Fort de ce premier récent succès, Gary, l’un des deux trentenaires créateurs du concept, songe déjà à monter d’autres structures en Île-de-France mais aussi en province. Ils ne sont pas les seuls. Un nombre croissant d’enseignes, comme Coliving by Homies ou Les Pénates, pour ne citer qu’elles, développent ce principe qui consiste à allier espaces partagés et espaces privés afin de mutualiser différentes gammes de services proposés dans un cadre confortable et accueillant. Comme le rappelle la directrice de recherches du CREDOC, Élodie Alberola, « le marché des seniors est très vif et très dynamique ».
Retraite et sérénité
Aucune considération financière en revanche à Saint-Martin-du-Lac, en Saône-et-Loire, où la quête de la cohabitation obéit ici à une logique toute spirituelle.
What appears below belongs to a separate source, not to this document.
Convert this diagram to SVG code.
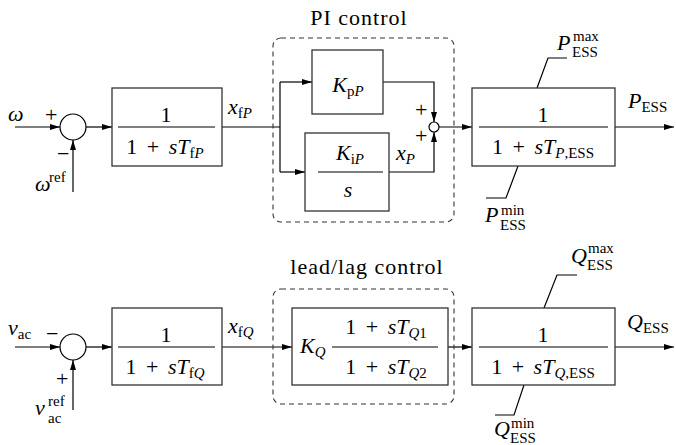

Dans ce domaine, sept personnes âgées de 55 à 80 ans ont fait le choix de vivre en communauté selon les principes des anciens béguinages médiévaux. Le groupe est composé de deux religieuses et de quatre laïcs et chaque membre dispose d’un logement individuel. Chacun contribue aux tâches ménagères, l’entretien du domaine et les travaux de jardin. Libres d’aller et de venir à leur guise, de prendre ou non leurs repas en commun, tous se retrouvent au moment des temps de méditation et des chants liturgiques. Une autre façon de vivre ensemble en toute sérénité.